▶ [THE REQUEST] Leave the pictures out and quote every line from the start of the listing to the line with "fig = go.Figure()", inclusive.

▶

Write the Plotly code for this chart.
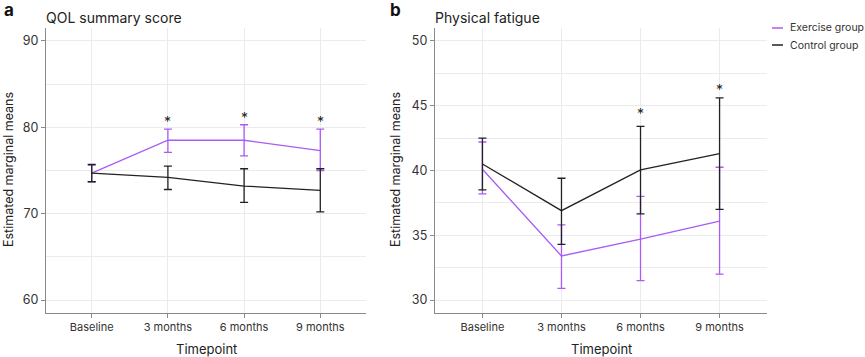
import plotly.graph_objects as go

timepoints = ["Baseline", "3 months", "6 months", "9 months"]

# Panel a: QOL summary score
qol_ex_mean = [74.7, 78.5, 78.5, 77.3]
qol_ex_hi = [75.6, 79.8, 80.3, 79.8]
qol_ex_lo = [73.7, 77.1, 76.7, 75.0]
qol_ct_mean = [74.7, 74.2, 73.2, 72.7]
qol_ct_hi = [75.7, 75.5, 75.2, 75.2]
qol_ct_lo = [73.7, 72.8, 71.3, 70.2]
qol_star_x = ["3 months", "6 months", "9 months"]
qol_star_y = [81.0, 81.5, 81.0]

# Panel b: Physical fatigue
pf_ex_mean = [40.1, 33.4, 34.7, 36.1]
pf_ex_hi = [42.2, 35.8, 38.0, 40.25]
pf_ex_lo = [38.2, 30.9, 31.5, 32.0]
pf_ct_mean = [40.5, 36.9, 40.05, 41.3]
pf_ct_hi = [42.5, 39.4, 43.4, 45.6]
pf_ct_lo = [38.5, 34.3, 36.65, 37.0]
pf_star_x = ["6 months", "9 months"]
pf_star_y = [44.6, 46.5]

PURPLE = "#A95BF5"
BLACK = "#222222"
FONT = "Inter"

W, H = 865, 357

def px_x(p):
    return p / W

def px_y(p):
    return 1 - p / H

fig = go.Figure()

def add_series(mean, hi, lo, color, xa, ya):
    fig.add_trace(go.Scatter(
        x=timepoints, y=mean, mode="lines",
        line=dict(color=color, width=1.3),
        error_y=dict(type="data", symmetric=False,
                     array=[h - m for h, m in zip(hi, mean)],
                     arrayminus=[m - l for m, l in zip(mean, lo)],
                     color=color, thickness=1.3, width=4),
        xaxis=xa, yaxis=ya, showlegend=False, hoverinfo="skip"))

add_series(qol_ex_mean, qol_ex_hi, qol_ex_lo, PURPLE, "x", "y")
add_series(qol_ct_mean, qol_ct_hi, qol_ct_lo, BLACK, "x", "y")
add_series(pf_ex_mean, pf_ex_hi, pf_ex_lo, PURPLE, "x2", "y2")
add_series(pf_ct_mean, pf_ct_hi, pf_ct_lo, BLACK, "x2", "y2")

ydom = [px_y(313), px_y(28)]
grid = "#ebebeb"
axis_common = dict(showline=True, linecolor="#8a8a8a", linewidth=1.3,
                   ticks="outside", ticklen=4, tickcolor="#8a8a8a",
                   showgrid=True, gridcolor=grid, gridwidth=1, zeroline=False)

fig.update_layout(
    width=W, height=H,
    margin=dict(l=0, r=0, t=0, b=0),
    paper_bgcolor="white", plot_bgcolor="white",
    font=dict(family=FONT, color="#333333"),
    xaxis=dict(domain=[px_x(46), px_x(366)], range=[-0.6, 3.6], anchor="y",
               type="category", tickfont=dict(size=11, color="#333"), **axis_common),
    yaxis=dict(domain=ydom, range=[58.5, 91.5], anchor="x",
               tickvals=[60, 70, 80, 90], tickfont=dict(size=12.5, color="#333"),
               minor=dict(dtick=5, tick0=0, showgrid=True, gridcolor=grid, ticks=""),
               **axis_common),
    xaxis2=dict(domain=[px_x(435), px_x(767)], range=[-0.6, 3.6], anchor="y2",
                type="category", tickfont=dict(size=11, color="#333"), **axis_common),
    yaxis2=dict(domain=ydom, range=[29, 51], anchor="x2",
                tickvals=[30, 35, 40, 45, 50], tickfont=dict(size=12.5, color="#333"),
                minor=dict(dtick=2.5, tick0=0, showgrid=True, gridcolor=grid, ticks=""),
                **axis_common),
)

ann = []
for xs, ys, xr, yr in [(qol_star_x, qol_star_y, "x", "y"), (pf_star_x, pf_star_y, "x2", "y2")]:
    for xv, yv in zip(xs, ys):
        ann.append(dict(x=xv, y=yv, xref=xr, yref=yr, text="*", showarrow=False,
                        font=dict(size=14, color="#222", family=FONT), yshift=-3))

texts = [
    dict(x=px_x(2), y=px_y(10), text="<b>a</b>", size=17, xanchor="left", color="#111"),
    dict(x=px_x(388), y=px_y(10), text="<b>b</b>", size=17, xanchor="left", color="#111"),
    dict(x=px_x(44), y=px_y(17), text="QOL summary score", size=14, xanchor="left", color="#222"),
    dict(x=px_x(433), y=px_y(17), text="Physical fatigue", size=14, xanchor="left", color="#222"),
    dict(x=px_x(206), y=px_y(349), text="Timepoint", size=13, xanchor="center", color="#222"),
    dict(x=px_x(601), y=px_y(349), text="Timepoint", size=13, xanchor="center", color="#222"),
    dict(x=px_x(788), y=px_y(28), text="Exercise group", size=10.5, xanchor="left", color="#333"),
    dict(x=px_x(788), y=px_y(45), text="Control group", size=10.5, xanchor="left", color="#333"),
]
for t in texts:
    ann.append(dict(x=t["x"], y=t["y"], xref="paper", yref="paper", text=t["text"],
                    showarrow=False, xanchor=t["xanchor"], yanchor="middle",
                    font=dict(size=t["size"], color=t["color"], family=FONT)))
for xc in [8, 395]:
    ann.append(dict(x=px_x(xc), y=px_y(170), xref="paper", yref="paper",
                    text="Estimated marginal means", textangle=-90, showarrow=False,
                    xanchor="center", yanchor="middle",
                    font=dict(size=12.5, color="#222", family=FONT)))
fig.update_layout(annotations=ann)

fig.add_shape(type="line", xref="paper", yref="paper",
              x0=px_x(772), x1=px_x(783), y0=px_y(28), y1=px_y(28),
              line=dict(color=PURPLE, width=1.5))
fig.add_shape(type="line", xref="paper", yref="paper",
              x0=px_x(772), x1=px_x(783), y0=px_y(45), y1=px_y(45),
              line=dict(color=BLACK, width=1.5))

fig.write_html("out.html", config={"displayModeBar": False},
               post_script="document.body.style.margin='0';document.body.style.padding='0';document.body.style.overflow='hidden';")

◀

▶ [SOLUTION TO THIS EXERCISE]
Write the Plotly code for this chart.
import plotly.graph_objects as go

timepoints = ["Baseline", "3 months", "6 months", "9 months"]

# Panel a: QOL summary score
qol_ex_mean = [74.7, 78.5, 78.5, 77.3]
qol_ex_hi = [75.6, 79.8, 80.3, 79.8]
qol_ex_lo = [73.7, 77.1, 76.7, 75.0]
qol_ct_mean = [74.7, 74.2, 73.2, 72.7]
qol_ct_hi = [75.7, 75.5, 75.2, 75.2]
qol_ct_lo = [73.7, 72.8, 71.3, 70.2]
qol_star_x = ["3 months", "6 months", "9 months"]
qol_star_y = [81.0, 81.5, 81.0]

# Panel b: Physical fatigue
pf_ex_mean = [40.1, 33.4, 34.7, 36.1]
pf_ex_hi = [42.2, 35.8, 38.0, 40.25]
pf_ex_lo = [38.2, 30.9, 31.5, 32.0]
pf_ct_mean = [40.5, 36.9, 40.05, 41.3]
pf_ct_hi = [42.5, 39.4, 43.4, 45.6]
pf_ct_lo = [38.5, 34.3, 36.65, 37.0]
pf_star_x = ["6 months", "9 months"]
pf_star_y = [44.6, 46.5]

PURPLE = "#A95BF5"
BLACK = "#222222"
FONT = "Inter"

W, H = 865, 357

def px_x(p):
    return p / W

def px_y(p):
    return 1 - p / H

fig = go.Figure()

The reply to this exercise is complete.